No. Typosquatting relies on plausible misspellings of a legitimate domain (gooogle.com). A homograph attack uses visually identical characters from different scripts or character sets to register a domain that looks identical to the original. The two are often combined in the same campaign, but the defenses differ – typosquatting can be partly addressed by defensive registration, while homograph requires confusable-aware monitoring.
Does Chrome block homograph attacks?
Partially. Chrome applies a layered set of IDN display rules that force Punycode rendering when scripts are mixed or when the domain doesn’t meet whitelist conditions. These rules catch the obvious cross-script cases. They don’t catch single-script lookalikes (e.g., a fully Cyrillic spoof), zero-width character attacks, or many diacritic substitutions. Mobile and in-app browsers are weaker still.
What is Punycode, and why does it matter for fake URL attacks?
Punycode is the ASCII encoding used to represent Unicode characters in DNS, since DNS itself only allows ASCII. A Cyrillic-spoofed pаypal.com is internally xn--pypal-4ve.com. When browsers render Punycode, the spoof is obvious. When they render the Unicode form, it’s invisible. Whether the browser shows one or the other depends on its IDN display algorithm.
How do I detect homograph and look-alike domains targeting my brand?
Three layers in combination: Certificate Transparency log monitoring with confusable-expanded brand strings; branded-search alerting for “scam,” “fraud,” “review,” and similar modifiers; and inbound abuse intake from partners, customers, and your own employees. Pure WHOIS monitoring is too slow on its own.

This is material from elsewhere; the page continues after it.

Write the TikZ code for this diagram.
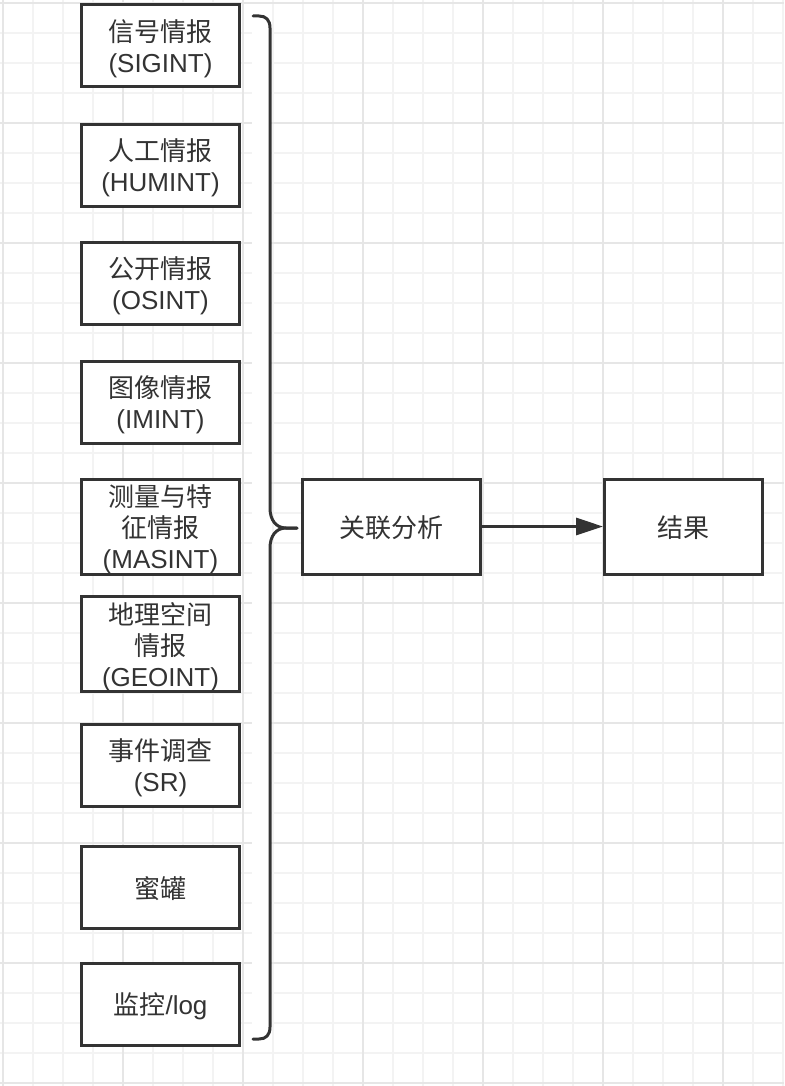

Are diacritic domains (pаypál.com) considered homograph attacks?
They sit on the boundary. Most browser IDN rules treat them as legitimate within a language context, so they often render in Unicode without warning. Operationally, they should be in your monitoring set, because they’re under-defended by browser logic and registrar abuse policies alike.
How long does a UDRP proceeding take to transfer a homograph domain?
Roughly two to three months from filing to decision in standard cases, assuming a registered trademark and clear bad-faith evidence. The 2025 ADEX case referenced above ran approximately two months from complaint to transfer order. Speed correlates more with documentation quality than with case complexity.